“I can take you to the Traders,” Crane offered. “There are a few Java men there, they’ll know as much as anyone in England about Willetts. And a few scholarly types who might know something about Sumatran legends and so on.”
“Perfect.” Esther clapped her hands. “Lord Crane, thank you very much. I needn’t tell you to keep this quiet, need I? Alright, Saint, gentlemen, meet tomorrow, surgery, ten, unless anything goes catastrophically wrong before then. Everyone moving please.”
“See you tomorrow,” Stephen agreed.
“Let me lock up here, Mr. Day, and I’ll take you to the Traders.” Crane moved to close the shutters as the others left.
When the outside door shut behind the last of them, he slid the bolt through and felt Stephen’s arms go round his waist.
“Hello.” He twisted round and slipped his hands under Stephen’s shabby jacket.
“Hello to you.” Stephen leaned forward, resting his head against Crane’s chest. “And thank you. You’re rather marvellous.”
“Says the man with magic hands.” Crane brushed his own slender, ordinary fingers through Stephen’s curls. “When did you leave this morning?”
“About four. I’d have stayed if I could, but these blasted rats.”
“What happened on Ratcliffe Highway?”
Stephen’s arms tightened slightly. “They attacked a boarding house three days ago. A lot of rats. Twenty or more, according to the survivors.”
“Survivors. Who died?”
“Anyone who couldn’t get out. A lace-maker, her infant, her two-year-old, a sailor with a wooden leg, a consumptive. The rats somehow got through the cellar door and went up through the house like a, well, a tide. Everyone who could run did so. By the time they went back in, the rats had gone, and there were five chewed bodies.”
“Jesus. Why wasn’t that in the broadsheets?”
Stephen shrugged one shoulder. “There’s, shall we say, a policy against causing alarm with stories of this sort. People would rather not hear it. The survivors are being treated for fever, or a bad batch of gin, or something like that, and the deaths ascribed to a mad dog, I think.”
“The witnesses are being told they didn’t see it?” said Crane, incredulously.
“Told it didn’t happen as they thought. It might be a relief for some of them to believe that. I don’t know. I don’t know if the poor swine who came back home to find his wife and children dead might take some comfort from the idea they weren’t ripped to shreds by giant rats.” Stephen swallowed. “I saw his face, Lucien. The policeman telling him his family was dead, and that he couldn’t see the bodies. He’d got a new job just that day. He was coming home to tell his wife. He had some sweetmeats in a basket, for the children.”
“God.”
“We thought it was an accident. Some freak occurrence. Escaped pets or experiments or what have you. That was bad enough. If they were summoned, if this was deliberate rather than chance…”

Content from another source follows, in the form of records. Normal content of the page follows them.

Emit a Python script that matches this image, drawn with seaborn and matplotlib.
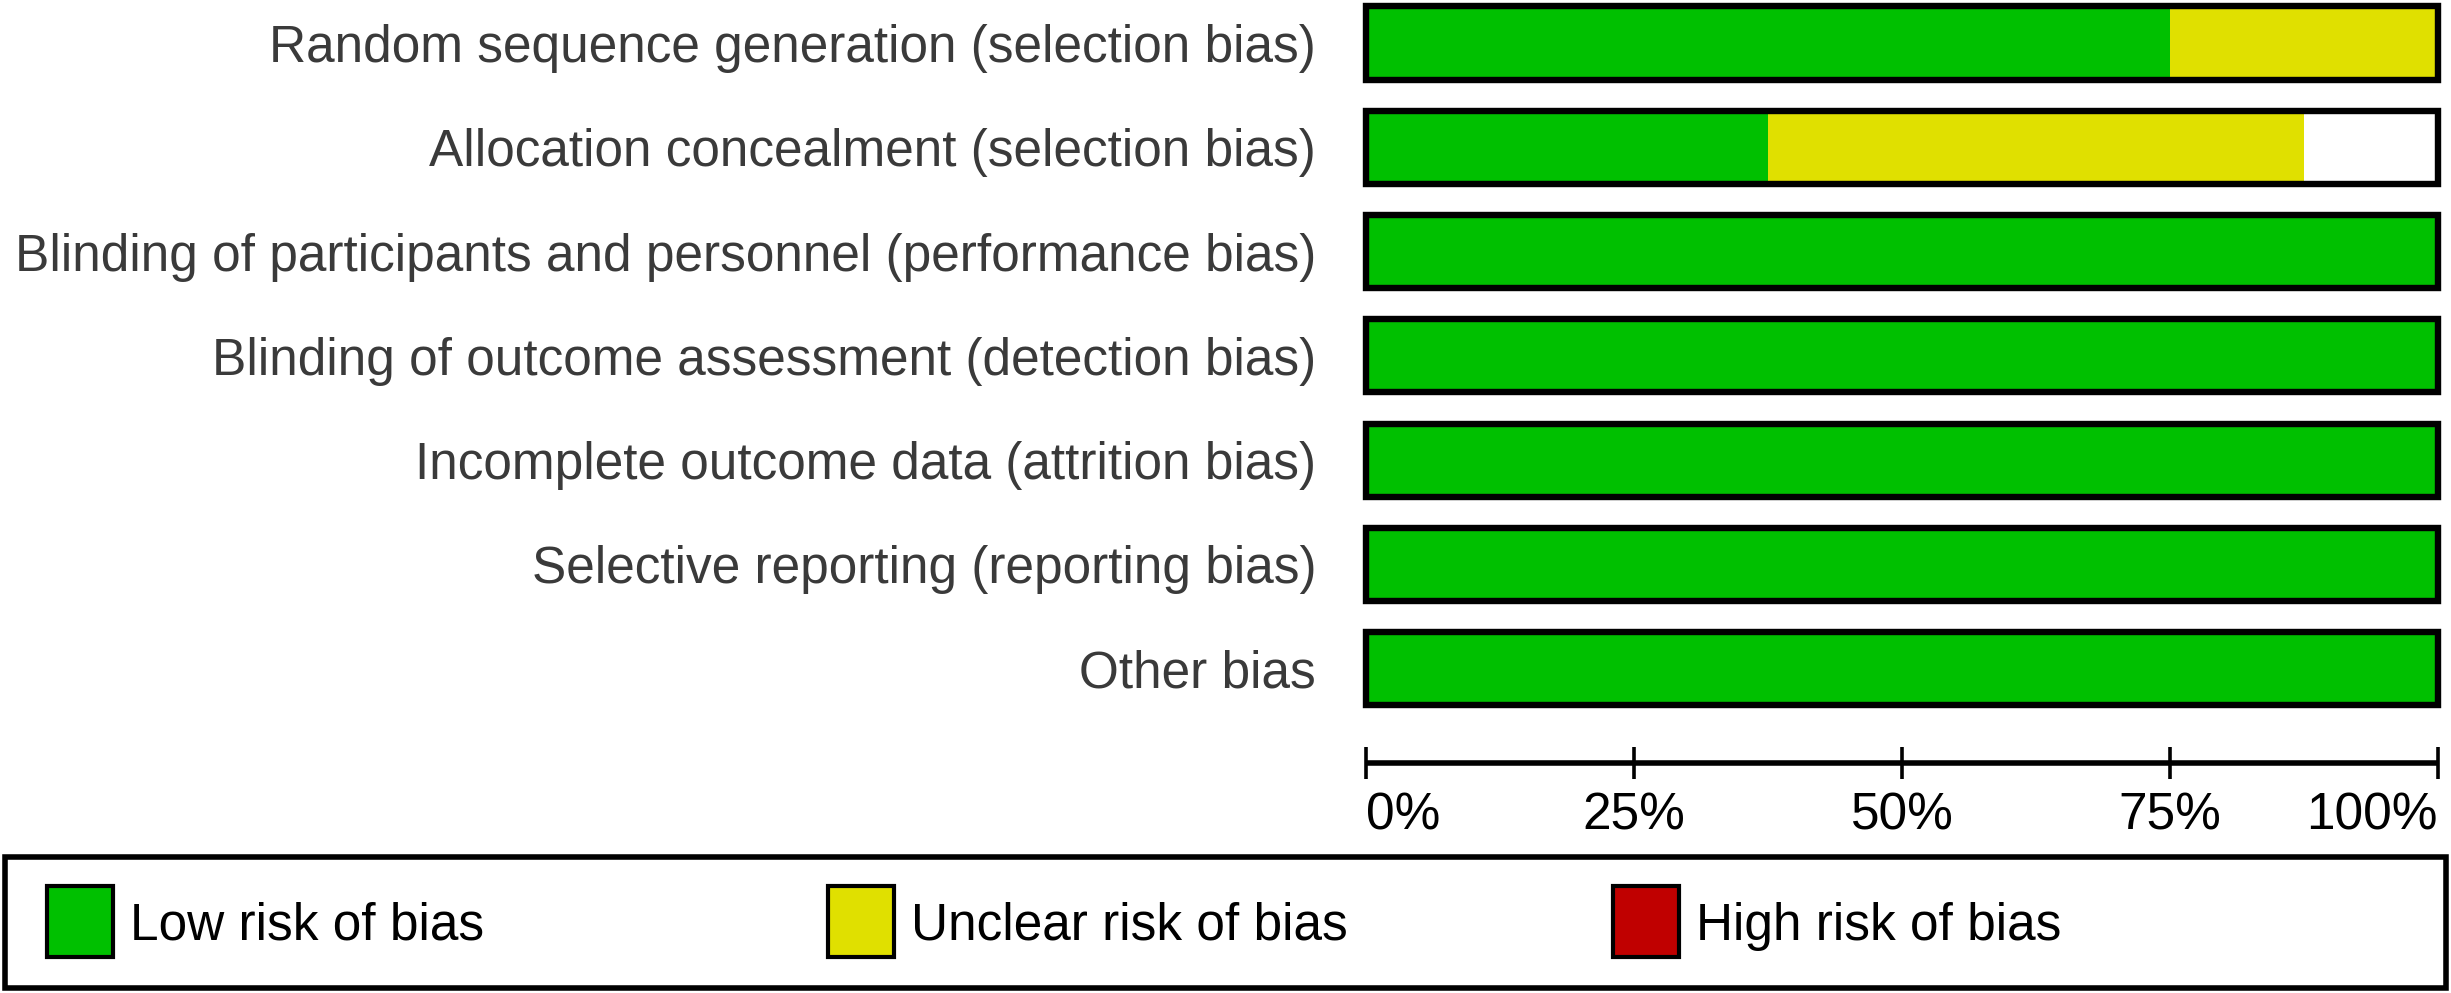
import matplotlib
matplotlib.use("Agg")
import matplotlib.pyplot as plt
from matplotlib.patches import Rectangle
import seaborn as sns
import pandas as pd

# ---- data ----
domains = [
    "Random sequence generation (selection bias)",
    "Allocation concealment (selection bias)",
    "Blinding of participants and personnel (performance bias)",
    "Blinding of outcome assessment (detection bias)",
    "Incomplete outcome data (attrition bias)",
    "Selective reporting (reporting bias)",
    "Other bias",
]
low_risk = [75.0, 37.5, 100, 100, 100, 100, 100]
unclear_risk = [25.0, 50.0, 0, 0, 0, 0, 0]
high_risk = [0, 0, 0, 0, 0, 0, 0]
tick_values = [0, 25, 50, 75, 100]
tick_labels = ["0%", "25%", "50%", "75%", "100%"]
legend_labels = ["Low risk of bias", "Unclear risk of bias", "High risk of bias"]
colors = ["#00C000", "#E0E000", "#C00000"]

df = pd.DataFrame({"domain": domains, "low": low_risk,
                   "unclear": unclear_risk, "high": high_risk})
df["cum_unclear"] = df["low"] + df["unclear"]
df["cum_high"] = df["cum_unclear"] + df["high"]
df["total"] = 100

sns.set_style("white")
plt.rcParams["font.family"] = ["Liberation Sans", "DejaVu Sans"]

W, H = 2451, 993
fig = plt.figure(figsize=(W / 100, H / 100), dpi=100)


def fx(px):
    return px / W


def fy(py):
    return 1 - py / H


# main axes geometry (pixels)
x0, x1 = 1366, 2438
unit = 104.3
y_first_center = 4 + 78 / 2  # pixel of row 0 centre
ytop_val, ybot_val = -0.4, 6.9
ptop = y_first_center + (ytop_val - 0) * unit
pbot = y_first_center + (ybot_val - 0) * unit
ax = fig.add_axes([fx(x0), fy(pbot), fx(x1) - fx(x0), (pbot - ptop) / H])

bw = 0.70
sns.barplot(data=df, x="cum_high", y="domain", orient="h", color=colors[2],
            width=bw, linewidth=0, ax=ax, saturation=1)
sns.barplot(data=df, x="cum_unclear", y="domain", orient="h", color=colors[1],
            width=bw, linewidth=0, ax=ax, saturation=1)
sns.barplot(data=df, x="low", y="domain", orient="h", color=colors[0],
            width=bw, linewidth=0, ax=ax, saturation=1)
n_before = len(ax.patches)
sns.barplot(data=df, x="total", y="domain", orient="h", color="white",
            width=bw, linewidth=4.6, edgecolor="black", ax=ax, saturation=1)
for p in ax.patches[n_before:]:
    p.set_facecolor("none")
    p.set_zorder(5)
    p.set_clip_on(False)
for p in ax.patches[:n_before]:
    p.set_clip_on(False)

ax.set_xlim(0, 100)
ax.set_ylim(ybot_val, ytop_val)
ax.set_xlabel("")
ax.set_ylabel("")
for s in ["top", "right", "left"]:
    ax.spines[s].set_visible(False)
ax.spines["bottom"].set_linewidth(4.0)
ax.spines["bottom"].set_color("black")
ax.spines["bottom"].set_capstyle("butt")
ax.grid(False)

ax.tick_params(axis="y", left=False, length=0, pad=36, labelsize=37.0,
               labelcolor="#3a3a3a")
ax.set_xticks(tick_values)
ax.set_xticklabels(tick_labels)
ax.tick_params(axis="x", bottom=True, direction="inout", length=23, width=2.6,
               color="black", labelsize=37.0, labelcolor="black", pad=9)
xl = ax.get_xticklabels()
xl[0].set_ha("left")
xl[-1].set_ha("right")

# ---- legend ----
fig.add_artist(Rectangle((fx(5), fy(988)), fx(2446) - fx(5), (988 - 857) / H,
                         transform=fig.transFigure, facecolor="none",
                         edgecolor="black", linewidth=4.0))
patch_x = [47, 828, 1613]
for lab, col, px in zip(legend_labels, colors, patch_x):
    fig.add_artist(Rectangle((fx(px), fy(957)), (66) / W, (957 - 886) / H,
                             transform=fig.transFigure, facecolor=col,
                             edgecolor="black", linewidth=3.0))
    fig.text(fx(px + 83), fy(921), lab, ha="left", va="center_baseline",
             fontsize=37.0, color="black")

fig.savefig("out.png", dpi=100)
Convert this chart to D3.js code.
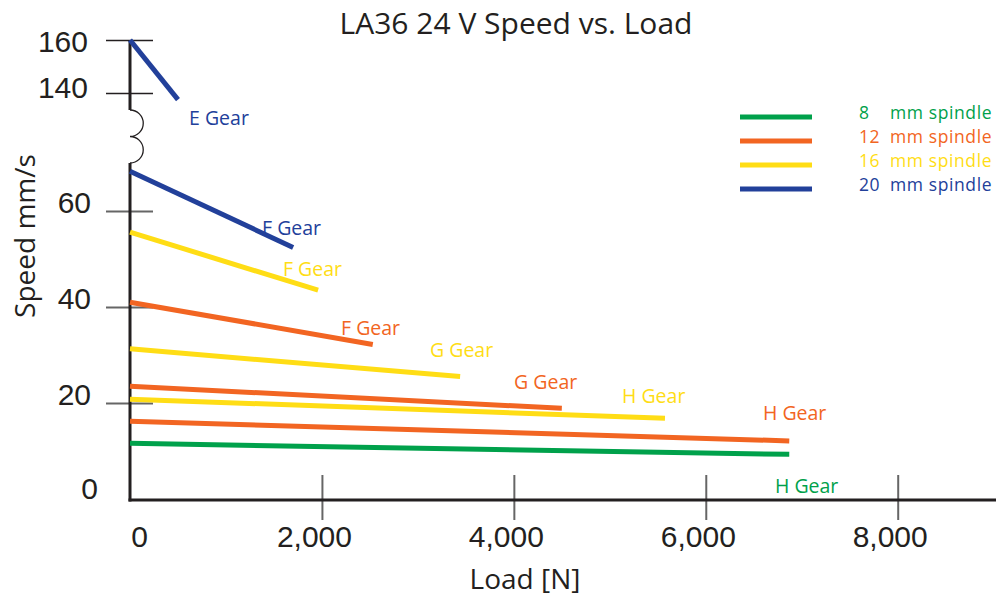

“Mrs. Gold said a practice run,” Crane said. “Practice at what?”
“Trying out the control over the rats, I imagine. Bring them out, call them back. Watch them kill.”
“Ratcliffe Highway is a fairly busy place for magical experiments.”
“Mmm,” said Stephen. “I was wondering if that was a joke. Ratcliffe.”
“If it was, I trust you’ll be making the joker laugh on the other side of his face.”
“Only if Esther doesn’t get to him first. She has no sense of humour.” Stephen held on to Crane for a moment longer, then let out a long breath. “Before we go to this club of yours, do we need to discuss Rackham?”
“Let me handle that.”
Stephen stilled. He moved back a couple of steps so he could look up at Crane. “I’m not a child, Lucien. Rackham is as much my problem as yours. And I don’t need your protection.”
“No,” said Crane. “You need to eliminate a plague of giant killer rats, and find out if some murderous bastard called it up. So you concentrate on that, and I’ll take Rackham off your plate while you do it.”
Stephen stared up a minute longer, then his shoulders dropped slightly. “I see what you’re saying, but—”
Crane sighed. “It is actually possible to accept help without marking yourself as a weakling, you know.”